Und dann die Mär vom "Exportmotor" Autoindustrie. Stimmt, BMW und Porsche verkaufen rund drei Viertel ihrer Fahrzeuge im Ausland. Angeblich werden diese Autos auch in anderen Ländern deshalb gekauft, weil sie so schnell sind. Umgekehrt: Wären sie nicht mehr so schnell, würden sie nicht mehr gekauft. Doch gilt - mit wenigen Ausnahmen - in allen Ländern dieser Welt bereits heute ein Tempolimit. Bisher hat das Franzosen oder Amerikaner nicht davon abgehalten, schnelle deutsche Autos zu kaufen.
Oft argumentieren die Gegner des Tempolimits auch einfach damit, dass "die Einschränkung der Freiheit in keinem Verhältnis zum Nutzen steht". Und zwar nicht nur hinsichtlich des Öko-Faktors, sondern auch im Hinblick auf Verkehrssicherheit. Dieses Thema schafft es seltsamerweise seit Jahren nicht, zum Mainstream zu werden. Wird ein Kind von einem Hund totgebissen, erfolgt ein landesweiter Aufschrei nach Maulkorbzwang und Kampfhundeverbot. Aber mehr als 5.000 Verkehrstote pro Jahr lassen die Nation kalt. Mit einem Tempolimit von 130 könnten jährlich rund 120 Menschen mehr das Autobahnfahren überleben - immerhin vier bis sechs Schulklassen.
Schließlich versuchen die Gegner des Tempolimits, diese Maßnahme als Aktionismus abzutun. Eine Begrenzung auf 130 Stundenkilometer erbrächte beim CO2-Ausstoß eine Ersparnis von 0,9 Prozent , bügeln die Gegner den Vorschlag ab - Peanuts. Aber halt: Kennen Sie dieses Poster mit dem Haus, das eine rote Mütze aufhat? Die Bundesregierung wirbt damit für ihr Gebäudesanierungsprogramm. Fragt man Politiker derzeit nach konkreten Maßnahmen zum Klimaschutz - die Dämmung von Altbauten wird garantiert in der Antwort vorkommen. Diese Maßnahme hat in einem Jahr laut Bundesregierung rund 900.000 Tonnen CO2 eingespart. Ein Tempolimit von 130 km/h brächte es Berechnungen des Verkehrsclubs Deutschland zufolge auf mindestens zwei Millionen Tonnen, also doppelt so viel, und das ganz ohne Kosten.

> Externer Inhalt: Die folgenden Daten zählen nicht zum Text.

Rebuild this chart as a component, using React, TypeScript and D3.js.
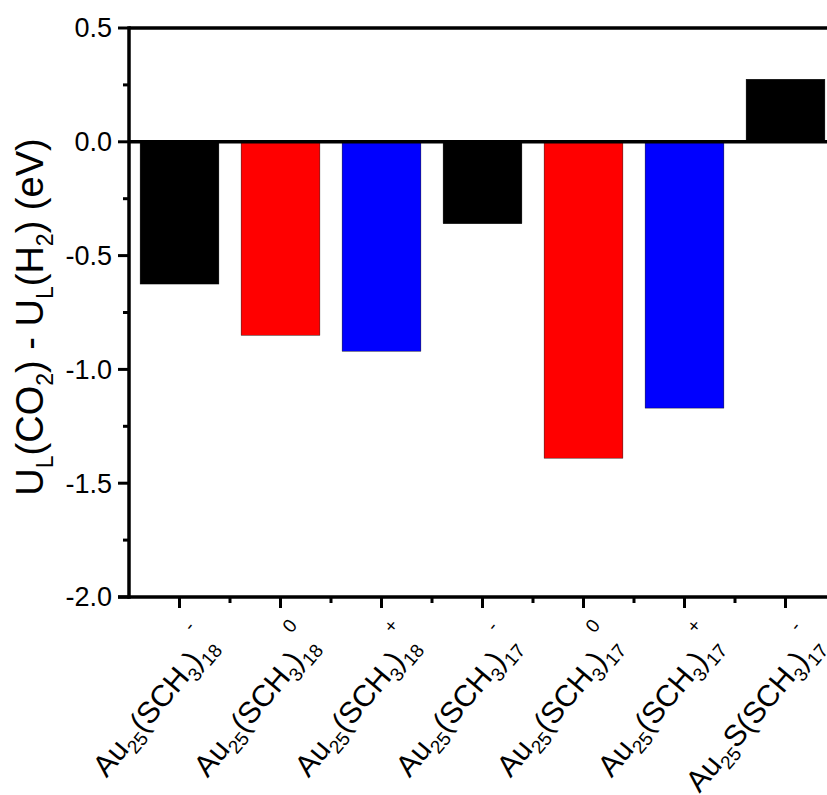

Darüber hinaus würde sich auch weltweit der CO2 Ausstoß verringern. Bisher werden, Deutschland sei dank, serienmäßig alle Autos dieser Welt für Höchstgeschwindigkeiten weit über 200 Stundenkilometer gebaut. Würden Autos von vornherein für ein geringeres Tempo konzipiert, könnte dadurch je nach Modell der Spritverbrauch bis zu einem Drittel reduziert werden.

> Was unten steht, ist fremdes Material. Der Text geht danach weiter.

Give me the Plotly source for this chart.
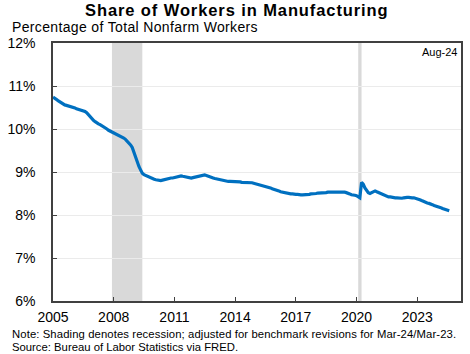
import plotly.graph_objects as go

# Monthly share of manufacturing in total nonfarm employment (%), Jan-2005 .. Aug-2024
share_by_year = {
    2005: [10.74, 10.72, 10.69, 10.66, 10.63, 10.61, 10.58, 10.56, 10.55, 10.54, 10.52, 10.51],
    2006: [10.50, 10.49, 10.47, 10.46, 10.44, 10.43, 10.42, 10.41, 10.38, 10.33, 10.28, 10.23],
    2007: [10.20, 10.17, 10.14, 10.12, 10.10, 10.08, 10.06, 10.03, 10.00, 9.97, 9.95, 9.93],
    2008: [9.92, 9.90, 9.88, 9.86, 9.84, 9.82, 9.79, 9.76, 9.72, 9.68, 9.63, 9.57],
    2009: [9.45, 9.32, 9.22, 9.13, 9.05, 8.97, 8.94, 8.92, 8.90, 8.87, 8.85, 8.84],
    2010: [8.83, 8.82, 8.81, 8.81, 8.80, 8.81, 8.82, 8.84, 8.85, 8.85, 8.86, 8.86],
    2011: [8.87, 8.88, 8.89, 8.90, 8.91, 8.90, 8.89, 8.88, 8.87, 8.86, 8.86, 8.87],
    2012: [8.88, 8.89, 8.90, 8.91, 8.92, 8.92, 8.93, 8.92, 8.90, 8.89, 8.87, 8.86],
    2013: [8.85, 8.84, 8.83, 8.82, 8.81, 8.80, 8.79, 8.78, 8.78, 8.78, 8.78, 8.77],
    2014: [8.77, 8.77, 8.77, 8.77, 8.76, 8.76, 8.76, 8.76, 8.75, 8.75, 8.75, 8.74],
    2015: [8.73, 8.72, 8.71, 8.70, 8.69, 8.68, 8.67, 8.66, 8.64, 8.63, 8.61, 8.60],
    2016: [8.59, 8.57, 8.56, 8.54, 8.53, 8.52, 8.51, 8.50, 8.50, 8.49, 8.49, 8.48],
    2017: [8.48, 8.48, 8.47, 8.47, 8.47, 8.47, 8.47, 8.48, 8.48, 8.49, 8.49, 8.50],
    2018: [8.50, 8.51, 8.51, 8.51, 8.52, 8.52, 8.52, 8.53, 8.53, 8.53, 8.54, 8.54],
    2019: [8.54, 8.54, 8.54, 8.54, 8.54, 8.53, 8.52, 8.51, 8.49, 8.47, 8.47, 8.46],
    2020: [8.45, 8.43, 8.40, 8.76, 8.72, 8.63, 8.57, 8.52, 8.50, 8.52, 8.55, 8.56],
    2021: [8.54, 8.52, 8.50, 8.48, 8.46, 8.44, 8.43, 8.42, 8.42, 8.41, 8.41, 8.40],
    2022: [8.40, 8.39, 8.39, 8.39, 8.40, 8.41, 8.41, 8.41, 8.40, 8.40, 8.40, 8.39],
    2023: [8.38, 8.37, 8.35, 8.33, 8.31, 8.30, 8.28, 8.27, 8.26, 8.24, 8.22, 8.21],
    2024: [8.19, 8.18, 8.17, 8.15, 8.14, 8.13, 8.11, 8.10],
}

dates = []
values = []
for yr, vals in share_by_year.items():
    for m, v in enumerate(vals, start=1):
        dates.append(f"{yr}-{m:02d}-01")
        values.append(v)

recessions = [("2007-12-01", "2009-06-01"), ("2020-02-01", "2020-04-01")]
tick_years = [2005, 2008, 2011, 2014, 2017, 2020, 2023]
y_ticks = [6, 7, 8, 9, 10, 11, 12]

FONT = "Liberation Sans, Arial, sans-serif"
AXIS_COLOR = "#404040"


def spaced(text, px):
    return f'<span style="letter-spacing:{px}px">{text}</span>'


fig = go.Figure()
fig.add_trace(go.Scatter(
    x=dates, y=values, mode="lines",
    line=dict(color="#0070C0", width=3.2),
    hoverinfo="skip", showlegend=False,
))

for start, end in recessions:
    fig.add_shape(type="rect", xref="x", yref="paper", x0=start, x1=end, y0=0, y1=1,
                  fillcolor="#d9d9d9", line_width=0, layer="below")

fig.update_layout(
    width=470, height=354,
    margin=dict(l=47, r=7, t=43, b=53),
    paper_bgcolor="white", plot_bgcolor="white",
    font=dict(family=FONT, color="black", size=14),
    annotations=[
        dict(text="<b>" + spaced("Share of Workers in Manufacturing", 0.9) + "</b>",
             xref="paper", yref="paper", x=(234.5 - 47) / 416, y=1.128,
             xanchor="center", yanchor="middle", showarrow=False,
             font=dict(size=16.5)),
        dict(text=spaced("Percentage of Total Nonfarm Workers", 0.35), xref="paper", yref="paper",
             x=-0.106, y=1.062, xanchor="left", yanchor="middle", showarrow=False,
             font=dict(size=14)),
        dict(text="Aug-24", xref="paper", yref="paper", x=0.995, y=0.965,
             xanchor="right", yanchor="middle", showarrow=False, font=dict(size=11)),
        dict(text=spaced("Note: Shading denotes recession; adjusted for benchmark revisions for Mar-24/Mar-23.", 0.1),
             xref="paper", yref="paper", x=-0.106, y=-0.128, xanchor="left", yanchor="middle",
             showarrow=False, font=dict(size=11.3)),
        dict(text="Source: Bureau of Labor Statistics via FRED.",
             xref="paper", yref="paper", x=-0.106, y=-0.178, xanchor="left", yanchor="middle",
             showarrow=False, font=dict(size=11.3)),
    ],
    xaxis=dict(
        type="date", range=["2005-01-01", "2025-03-01"],
        tickvals=[f"{y}-01-01" for y in tick_years], ticktext=[str(y) for y in tick_years],
        ticks="inside", ticklen=4, tickcolor=AXIS_COLOR, tickwidth=1,
        showline=True, linecolor=AXIS_COLOR, linewidth=1.5, mirror=True,
        showgrid=False, zeroline=False, ticklabelstandoff=2,
        tickfont=dict(size=14),
    ),
    yaxis=dict(
        range=[6, 12], tickvals=y_ticks, ticktext=[f"{v}%" for v in y_ticks],
        ticks="inside", ticklen=4, tickcolor=AXIS_COLOR, tickwidth=1,
        showline=True, linecolor=AXIS_COLOR, linewidth=1.5, mirror=True,
        showgrid=True, gridcolor="#ebebeb", gridwidth=1, zeroline=False,
        ticklabelstandoff=13, tickfont=dict(size=14),
    ),
)

fig.write_html("out.html")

Im Übrigen ist klar, dass jede dieser Maßnahmen zum Klimaschutz für sich nicht ausreichen wird, um die 270 Millionen Tonnen zu erreichen, die Deutschland laut Umweltminister Sigmar Gabriel bis 2020 einsparen will. Aber Kleinvieh macht Mist - und nicht zu wenig: 27 Millionen Tonnen CO2 ließen sich mit einem Tempolimit bis 2020 einsparen. Das wären immerhin zehn Prozent. Herr Gabriel täte gut daran, sich für die fraktionsübergreifende Initiative stark zu machen.